* _Data shown_:
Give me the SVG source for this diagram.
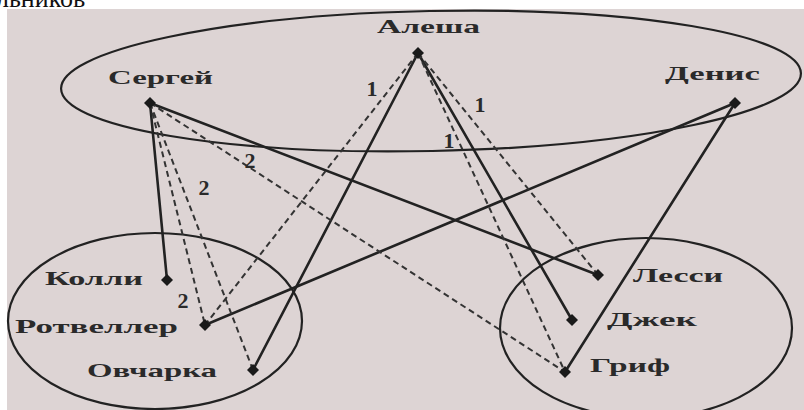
<svg xmlns="http://www.w3.org/2000/svg" width="804" height="410" viewBox="0 0 804 410">
<style>
.lbl{font-family:"Liberation Serif","DejaVu Serif",serif;font-weight:bold;font-size:19px;fill:#2a2a2a}
.num{font-family:"Liberation Serif","DejaVu Serif",serif;font-weight:bold;font-size:22px;fill:#2a2a2a;text-anchor:middle}
.solid{stroke:#222;stroke-width:2.6;fill:none;stroke-linecap:round}
.dash{stroke:#333;stroke-width:2;fill:none;stroke-dasharray:6 4}
.set{stroke:#222;stroke-width:2.2;fill:none}
.mk{fill:#1a1a1a}
</style>
<defs>
<path id="dm" d="M0,-6 L6,0 L0,6 L-6,0 Z"/>
</defs>
<rect x="0" y="0" width="804" height="410" fill="#ffffff"/>
<rect x="7" y="9" width="797" height="401" fill="#ddd4d4"/>
<text x="-4" y="7" font-family="Liberation Serif, serif" font-size="26" fill="#111">льников</text>
<g id="sets">
<ellipse cx="431" cy="81" rx="370" ry="70" transform="rotate(-1.2 431 81)" class="set"/>
<ellipse cx="155" cy="321" rx="147" ry="88" class="set"/>
<ellipse cx="646" cy="328" rx="146" ry="90" class="set"/>
</g>
<g id="connectors">
<line x1="150" y1="103" x2="167" y2="280" class="solid"/>
<line x1="150" y1="103" x2="598" y2="275" class="solid"/>
<line x1="418" y1="53" x2="253" y2="370" class="solid"/>
<line x1="418" y1="53" x2="572" y2="320" class="solid"/>
<line x1="735" y1="103" x2="205" y2="325" class="solid"/>
<line x1="735" y1="103" x2="565" y2="372" class="solid"/>
<line x1="150" y1="103" x2="205" y2="325" class="dash"/>
<line x1="150" y1="103" x2="253" y2="370" class="dash"/>
<line x1="150" y1="103" x2="565" y2="372" class="dash"/>
<line x1="418" y1="53" x2="205" y2="325" class="dash"/>
<line x1="418" y1="53" x2="598" y2="275" class="dash"/>
<line x1="418" y1="53" x2="565" y2="372" class="dash"/>
<text x="250" y="168" class="num">2</text>
<text x="204" y="195" class="num">2</text>
<text x="183" y="308" class="num">2</text>
<text x="372" y="96" class="num">1</text>
<text x="480" y="112" class="num">1</text>
<text x="449" y="148" class="num">1</text>
</g>
<g id="n-alesha"><use href="#dm" x="418" y="53" class="mk"/><text x="377" y="33" class="lbl" textLength="103" lengthAdjust="spacingAndGlyphs">Алеша</text></g>
<g id="n-sergey"><use href="#dm" x="150" y="103" class="mk"/><text x="108" y="84" class="lbl" textLength="105" lengthAdjust="spacingAndGlyphs">Сергей</text></g>
<g id="n-denis"><use href="#dm" x="735" y="103" class="mk"/><text x="665" y="80" class="lbl" textLength="95" lengthAdjust="spacingAndGlyphs">Денис</text></g>
<g id="n-kolli"><use href="#dm" x="167" y="280" class="mk"/><text x="45" y="285" class="lbl" textLength="98" lengthAdjust="spacingAndGlyphs">Колли</text></g>
<g id="n-rotveiler"><use href="#dm" x="205" y="325" class="mk"/><text x="15" y="333" class="lbl" textLength="163" lengthAdjust="spacingAndGlyphs">Ротвеллер</text></g>
<g id="n-ovcharka"><use href="#dm" x="253" y="370" class="mk"/><text x="87" y="377" class="lbl" textLength="130" lengthAdjust="spacingAndGlyphs">Овчарка</text></g>
<g id="n-lessi"><use href="#dm" x="598" y="275" class="mk"/><text x="633" y="282" class="lbl" textLength="90" lengthAdjust="spacingAndGlyphs">Лесси</text></g>
<g id="n-dzhek"><use href="#dm" x="572" y="320" class="mk"/><text x="607" y="326" class="lbl" textLength="90" lengthAdjust="spacingAndGlyphs">Джек</text></g>
<g id="n-grif"><use href="#dm" x="565" y="372" class="mk"/><text x="590" y="372" class="lbl" textLength="80" lengthAdjust="spacingAndGlyphs">Гриф</text></g>
</svg>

* _Exercise brief_: Copy out the listing exactly as it stands, but not the pictures.

* _Task output_:
Give me the SVG source for this diagram.
<svg xmlns="http://www.w3.org/2000/svg" width="804" height="410" viewBox="0 0 804 410">
<style>
.lbl{font-family:"Liberation Serif","DejaVu Serif",serif;font-weight:bold;font-size:19px;fill:#2a2a2a}
.num{font-family:"Liberation Serif","DejaVu Serif",serif;font-weight:bold;font-size:22px;fill:#2a2a2a;text-anchor:middle}
.solid{stroke:#222;stroke-width:2.6;fill:none;stroke-linecap:round}
.dash{stroke:#333;stroke-width:2;fill:none;stroke-dasharray:6 4}
.set{stroke:#222;stroke-width:2.2;fill:none}
.mk{fill:#1a1a1a}
</style>
<defs>
<path id="dm" d="M0,-6 L6,0 L0,6 L-6,0 Z"/>
</defs>
<rect x="0" y="0" width="804" height="410" fill="#ffffff"/>
<rect x="7" y="9" width="797" height="401" fill="#ddd4d4"/>
<text x="-4" y="7" font-family="Liberation Serif, serif" font-size="26" fill="#111">льников</text>
<g id="sets">
<ellipse cx="431" cy="81" rx="370" ry="70" transform="rotate(-1.2 431 81)" class="set"/>
<ellipse cx="155" cy="321" rx="147" ry="88" class="set"/>
<ellipse cx="646" cy="328" rx="146" ry="90" class="set"/>
</g>
<g id="connectors">
<line x1="150" y1="103" x2="167" y2="280" class="solid"/>
<line x1="150" y1="103" x2="598" y2="275" class="solid"/>
<line x1="418" y1="53" x2="253" y2="370" class="solid"/>
<line x1="418" y1="53" x2="572" y2="320" class="solid"/>
<line x1="735" y1="103" x2="205" y2="325" class="solid"/>
<line x1="735" y1="103" x2="565" y2="372" class="solid"/>
<line x1="150" y1="103" x2="205" y2="325" class="dash"/>
<line x1="150" y1="103" x2="253" y2="370" class="dash"/>
<line x1="150" y1="103" x2="565" y2="372" class="dash"/>
<line x1="418" y1="53" x2="205" y2="325" class="dash"/>
<line x1="418" y1="53" x2="598" y2="275" class="dash"/>
<line x1="418" y1="53" x2="565" y2="372" class="dash"/>
<text x="250" y="168" class="num">2</text>
<text x="204" y="195" class="num">2</text>
<text x="183" y="308" class="num">2</text>
<text x="372" y="96" class="num">1</text>
<text x="480" y="112" class="num">1</text>
<text x="449" y="148" class="num">1</text>
</g>
<g id="n-alesha"><use href="#dm" x="418" y="53" class="mk"/><text x="377" y="33" class="lbl" textLength="103" lengthAdjust="spacingAndGlyphs">Алеша</text></g>
<g id="n-sergey"><use href="#dm" x="150" y="103" class="mk"/><text x="108" y="84" class="lbl" textLength="105" lengthAdjust="spacingAndGlyphs">Сергей</text></g>
<g id="n-denis"><use href="#dm" x="735" y="103" class="mk"/><text x="665" y="80" class="lbl" textLength="95" lengthAdjust="spacingAndGlyphs">Денис</text></g>
<g id="n-kolli"><use href="#dm" x="167" y="280" class="mk"/><text x="45" y="285" class="lbl" textLength="98" lengthAdjust="spacingAndGlyphs">Колли</text></g>
<g id="n-rotveiler"><use href="#dm" x="205" y="325" class="mk"/><text x="15" y="333" class="lbl" textLength="163" lengthAdjust="spacingAndGlyphs">Ротвеллер</text></g>
<g id="n-ovcharka"><use href="#dm" x="253" y="370" class="mk"/><text x="87" y="377" class="lbl" textLength="130" lengthAdjust="spacingAndGlyphs">Овчарка</text></g>
<g id="n-lessi"><use href="#dm" x="598" y="275" class="mk"/><text x="633" y="282" class="lbl" textLength="90" lengthAdjust="spacingAndGlyphs">Лесси</text></g>
<g id="n-dzhek"><use href="#dm" x="572" y="320" class="mk"/><text x="607" y="326" class="lbl" textLength="90" lengthAdjust="spacingAndGlyphs">Джек</text></g>
<g id="n-grif"><use href="#dm" x="565" y="372" class="mk"/><text x="590" y="372" class="lbl" textLength="80" lengthAdjust="spacingAndGlyphs">Гриф</text></g>
</svg>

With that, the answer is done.